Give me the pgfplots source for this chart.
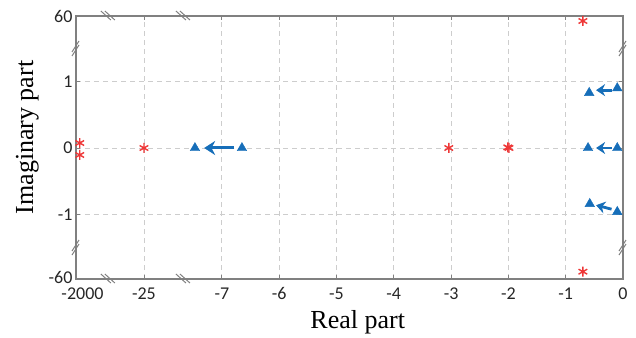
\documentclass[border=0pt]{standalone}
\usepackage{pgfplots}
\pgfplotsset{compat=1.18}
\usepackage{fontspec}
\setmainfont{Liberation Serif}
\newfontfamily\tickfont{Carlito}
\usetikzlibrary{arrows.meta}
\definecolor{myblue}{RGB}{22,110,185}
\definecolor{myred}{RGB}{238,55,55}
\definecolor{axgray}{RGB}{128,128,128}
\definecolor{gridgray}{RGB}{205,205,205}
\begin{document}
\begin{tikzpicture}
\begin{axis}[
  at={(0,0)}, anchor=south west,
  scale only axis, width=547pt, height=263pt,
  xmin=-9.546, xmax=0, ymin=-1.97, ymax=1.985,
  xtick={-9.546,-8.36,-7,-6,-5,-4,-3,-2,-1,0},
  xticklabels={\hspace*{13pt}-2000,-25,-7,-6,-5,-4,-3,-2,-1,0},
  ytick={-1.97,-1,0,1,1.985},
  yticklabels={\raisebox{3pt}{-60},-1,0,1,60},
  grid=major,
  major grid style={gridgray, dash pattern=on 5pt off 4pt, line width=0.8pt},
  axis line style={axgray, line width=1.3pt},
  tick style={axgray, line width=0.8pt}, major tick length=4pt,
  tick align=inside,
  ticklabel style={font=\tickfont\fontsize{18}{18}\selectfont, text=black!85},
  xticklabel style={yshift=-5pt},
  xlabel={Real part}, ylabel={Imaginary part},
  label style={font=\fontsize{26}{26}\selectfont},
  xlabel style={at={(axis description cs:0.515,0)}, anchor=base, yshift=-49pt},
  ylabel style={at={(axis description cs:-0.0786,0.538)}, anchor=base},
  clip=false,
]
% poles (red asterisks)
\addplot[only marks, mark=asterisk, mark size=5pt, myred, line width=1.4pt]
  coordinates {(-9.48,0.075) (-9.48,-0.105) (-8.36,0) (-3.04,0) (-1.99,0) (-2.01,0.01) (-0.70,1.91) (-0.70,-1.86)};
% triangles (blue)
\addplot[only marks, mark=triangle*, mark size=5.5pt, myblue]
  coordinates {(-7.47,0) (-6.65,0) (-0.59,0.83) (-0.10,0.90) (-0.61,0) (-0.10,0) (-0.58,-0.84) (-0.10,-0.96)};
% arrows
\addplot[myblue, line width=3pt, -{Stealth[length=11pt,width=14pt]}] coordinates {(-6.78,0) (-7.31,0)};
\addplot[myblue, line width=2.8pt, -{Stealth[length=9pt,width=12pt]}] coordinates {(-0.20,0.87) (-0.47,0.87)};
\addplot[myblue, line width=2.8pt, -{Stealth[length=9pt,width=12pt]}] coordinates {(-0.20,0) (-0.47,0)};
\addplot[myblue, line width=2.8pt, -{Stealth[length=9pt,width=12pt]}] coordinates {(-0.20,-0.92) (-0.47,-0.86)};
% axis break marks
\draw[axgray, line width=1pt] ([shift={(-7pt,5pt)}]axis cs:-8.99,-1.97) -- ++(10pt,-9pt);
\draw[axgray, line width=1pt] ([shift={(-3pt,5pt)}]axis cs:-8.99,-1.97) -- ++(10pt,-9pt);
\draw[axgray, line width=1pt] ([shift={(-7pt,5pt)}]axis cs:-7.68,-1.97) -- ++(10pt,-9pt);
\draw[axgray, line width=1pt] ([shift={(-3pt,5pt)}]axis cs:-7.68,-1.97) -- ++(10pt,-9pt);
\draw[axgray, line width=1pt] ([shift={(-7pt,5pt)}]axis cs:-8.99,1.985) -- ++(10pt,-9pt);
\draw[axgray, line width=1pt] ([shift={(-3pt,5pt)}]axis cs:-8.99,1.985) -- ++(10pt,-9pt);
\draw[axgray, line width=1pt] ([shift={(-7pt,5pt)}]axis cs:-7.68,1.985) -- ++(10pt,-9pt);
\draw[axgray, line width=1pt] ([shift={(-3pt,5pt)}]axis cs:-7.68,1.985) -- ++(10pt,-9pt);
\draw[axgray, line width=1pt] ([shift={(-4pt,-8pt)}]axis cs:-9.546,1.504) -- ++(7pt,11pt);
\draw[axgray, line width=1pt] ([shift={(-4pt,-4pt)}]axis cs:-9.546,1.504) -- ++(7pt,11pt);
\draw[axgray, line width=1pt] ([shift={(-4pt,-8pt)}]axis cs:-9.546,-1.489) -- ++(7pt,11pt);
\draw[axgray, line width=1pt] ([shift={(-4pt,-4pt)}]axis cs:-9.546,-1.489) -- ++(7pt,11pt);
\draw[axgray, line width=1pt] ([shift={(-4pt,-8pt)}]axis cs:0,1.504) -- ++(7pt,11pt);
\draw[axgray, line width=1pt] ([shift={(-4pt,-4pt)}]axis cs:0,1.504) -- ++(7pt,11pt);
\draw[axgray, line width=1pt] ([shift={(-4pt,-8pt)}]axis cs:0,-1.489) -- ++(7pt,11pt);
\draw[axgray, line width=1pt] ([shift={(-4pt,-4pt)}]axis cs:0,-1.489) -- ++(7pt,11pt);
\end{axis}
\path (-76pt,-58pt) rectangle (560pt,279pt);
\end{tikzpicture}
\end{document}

■ ■ ■

## [PROBLEM DESCRIPTION]
Omit each picture, then return all of the listing exactly as it stands.

## [EXERCISE SOLUTION]
Give me the pgfplots source for this chart.
\documentclass[border=0pt]{standalone}
\usepackage{pgfplots}
\pgfplotsset{compat=1.18}
\usepackage{fontspec}
\setmainfont{Liberation Serif}
\newfontfamily\tickfont{Carlito}
\usetikzlibrary{arrows.meta}
\definecolor{myblue}{RGB}{22,110,185}
\definecolor{myred}{RGB}{238,55,55}
\definecolor{axgray}{RGB}{128,128,128}
\definecolor{gridgray}{RGB}{205,205,205}
\begin{document}
\begin{tikzpicture}
\begin{axis}[
  at={(0,0)}, anchor=south west,
  scale only axis, width=547pt, height=263pt,
  xmin=-9.546, xmax=0, ymin=-1.97, ymax=1.985,
  xtick={-9.546,-8.36,-7,-6,-5,-4,-3,-2,-1,0},
  xticklabels={\hspace*{13pt}-2000,-25,-7,-6,-5,-4,-3,-2,-1,0},
  ytick={-1.97,-1,0,1,1.985},
  yticklabels={\raisebox{3pt}{-60},-1,0,1,60},
  grid=major,
  major grid style={gridgray, dash pattern=on 5pt off 4pt, line width=0.8pt},
  axis line style={axgray, line width=1.3pt},
  tick style={axgray, line width=0.8pt}, major tick length=4pt,
  tick align=inside,
  ticklabel style={font=\tickfont\fontsize{18}{18}\selectfont, text=black!85},
  xticklabel style={yshift=-5pt},
  xlabel={Real part}, ylabel={Imaginary part},
  label style={font=\fontsize{26}{26}\selectfont},
  xlabel style={at={(axis description cs:0.515,0)}, anchor=base, yshift=-49pt},
  ylabel style={at={(axis description cs:-0.0786,0.538)}, anchor=base},
  clip=false,
]
% poles (red asterisks)
\addplot[only marks, mark=asterisk, mark size=5pt, myred, line width=1.4pt]
  coordinates {(-9.48,0.075) (-9.48,-0.105) (-8.36,0) (-3.04,0) (-1.99,0) (-2.01,0.01) (-0.70,1.91) (-0.70,-1.86)};
% triangles (blue)
\addplot[only marks, mark=triangle*, mark size=5.5pt, myblue]
  coordinates {(-7.47,0) (-6.65,0) (-0.59,0.83) (-0.10,0.90) (-0.61,0) (-0.10,0) (-0.58,-0.84) (-0.10,-0.96)};
% arrows
\addplot[myblue, line width=3pt, -{Stealth[length=11pt,width=14pt]}] coordinates {(-6.78,0) (-7.31,0)};
\addplot[myblue, line width=2.8pt, -{Stealth[length=9pt,width=12pt]}] coordinates {(-0.20,0.87) (-0.47,0.87)};
\addplot[myblue, line width=2.8pt, -{Stealth[length=9pt,width=12pt]}] coordinates {(-0.20,0) (-0.47,0)};
\addplot[myblue, line width=2.8pt, -{Stealth[length=9pt,width=12pt]}] coordinates {(-0.20,-0.92) (-0.47,-0.86)};
% axis break marks
\draw[axgray, line width=1pt] ([shift={(-7pt,5pt)}]axis cs:-8.99,-1.97) -- ++(10pt,-9pt);
\draw[axgray, line width=1pt] ([shift={(-3pt,5pt)}]axis cs:-8.99,-1.97) -- ++(10pt,-9pt);
\draw[axgray, line width=1pt] ([shift={(-7pt,5pt)}]axis cs:-7.68,-1.97) -- ++(10pt,-9pt);
\draw[axgray, line width=1pt] ([shift={(-3pt,5pt)}]axis cs:-7.68,-1.97) -- ++(10pt,-9pt);
\draw[axgray, line width=1pt] ([shift={(-7pt,5pt)}]axis cs:-8.99,1.985) -- ++(10pt,-9pt);
\draw[axgray, line width=1pt] ([shift={(-3pt,5pt)}]axis cs:-8.99,1.985) -- ++(10pt,-9pt);
\draw[axgray, line width=1pt] ([shift={(-7pt,5pt)}]axis cs:-7.68,1.985) -- ++(10pt,-9pt);
\draw[axgray, line width=1pt] ([shift={(-3pt,5pt)}]axis cs:-7.68,1.985) -- ++(10pt,-9pt);
\draw[axgray, line width=1pt] ([shift={(-4pt,-8pt)}]axis cs:-9.546,1.504) -- ++(7pt,11pt);
\draw[axgray, line width=1pt] ([shift={(-4pt,-4pt)}]axis cs:-9.546,1.504) -- ++(7pt,11pt);
\draw[axgray, line width=1pt] ([shift={(-4pt,-8pt)}]axis cs:-9.546,-1.489) -- ++(7pt,11pt);
\draw[axgray, line width=1pt] ([shift={(-4pt,-4pt)}]axis cs:-9.546,-1.489) -- ++(7pt,11pt);
\draw[axgray, line width=1pt] ([shift={(-4pt,-8pt)}]axis cs:0,1.504) -- ++(7pt,11pt);
\draw[axgray, line width=1pt] ([shift={(-4pt,-4pt)}]axis cs:0,1.504) -- ++(7pt,11pt);
\draw[axgray, line width=1pt] ([shift={(-4pt,-8pt)}]axis cs:0,-1.489) -- ++(7pt,11pt);
\draw[axgray, line width=1pt] ([shift={(-4pt,-4pt)}]axis cs:0,-1.489) -- ++(7pt,11pt);
\end{axis}
\path (-76pt,-58pt) rectangle (560pt,279pt);
\end{tikzpicture}
\end{document}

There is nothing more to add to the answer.